Monday, Mar. 14, 1927
Princeton's Problem
Princeton University, exemplar of educational democracy, last week found itself in the exciting position of one who must reaffirm, or retract, or redefine the policy underlying his conduct. For years Princeton has had an honor system and an undergraduate self-government body, composed of seniors. The honor system has functioned almost perfectly. Undergraduate responsibility has been demonstrated to a lesser degree by the senior council, the powers of which have fluctuated, without ever being very clearly defined, between the purely advisory and the actually administrative. The fluctuation has followed naturally from the changing strength of character in successive classes. Thus, in 1924 the council was so unrepresentative and therefore weak that it was obliged to resign. Last week, a council, full of conviction and therefor strong, resigned by its own choice to force the whole issue of Princeton self-government.
Automobiles had become a troublesome problem in Princeton, as elsewhere. Five undergraduate deaths, the poor scholastic standing of 200 student automobile owners and the threat to Princeton's traditional seclusion latent in roadsters capable of reaching bright-lit cities in two hours of the day or night, moved Dean Christian Gauss to ask the senior council to pass a prohibitive ruling. He asked twice. The council took no action. It had passed a rule last spring requiring parental permission for student motors. Cars were not allowed to enter the campus. The council believed that was sufficient prohibition. Dean Gauss went to the university trustees and the prohibition was soon published, a university rule to go into effect next autumn. The senior council tendered, not to the senior class, which had elected it, but to the whole student body, a resignation which said:
". . . The status of student self-government at Princeton appears to us indeterminate. . . . We wish it to be clear that we are expressing neither objection nor approval regarding the act [prohibiting cars] of the Board of Trustees...."
Chairman Joseph Prendergast of the council later added: "We feel that under the present system the senior council is allowed to pass rulings so long as they fit in with the administration plans."
The students' next move was to hold a referendum in which they voted to replace the senior council with a student council drawn from all four undergraduate classes, with "independent" legislative, executive and judicial powers. While the university officials pondered this proposition, students substituted roller skates for balloon tires and hung placards on their backs: "My Gauss is cooked," "Mama said I Could," "See You at the Follies." The undergraduate Daily Princetonian published its annual burlesque edition in pinko-tabloid form, with a composite picture in the Bernarr Macfadden manner and the caption: "GAUSS'S SHAME." To the Princeton administration, the question of motor cars was negligible compared to its task of distinguishing between good undergraduate theorizing and practical undergraduate discipline.
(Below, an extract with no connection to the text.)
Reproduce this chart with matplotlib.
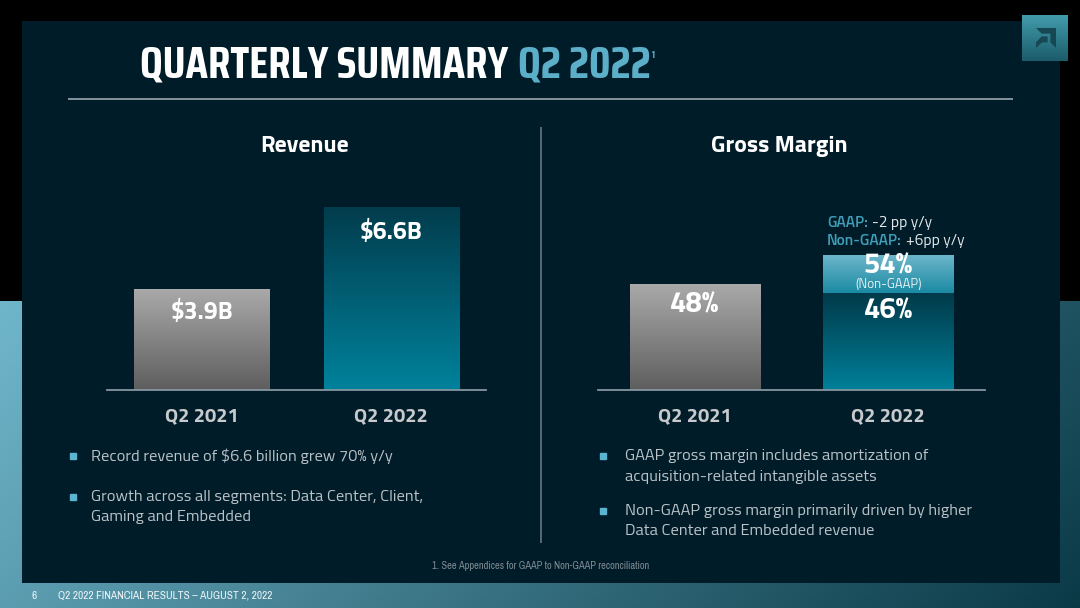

A finer distinction to be made was between the "intellectual self-determinism" Princeton is trying to inculcate in scholastic matters, and self-deterministic undergraduate self-government. While it would obviously be logical, would it be possible or advisable to permit the students to decide for themselves whether they would drive cars, at the same time as they were being encouraged to decide for themselves whether they should read Jonathan Edwards or Tom Paine?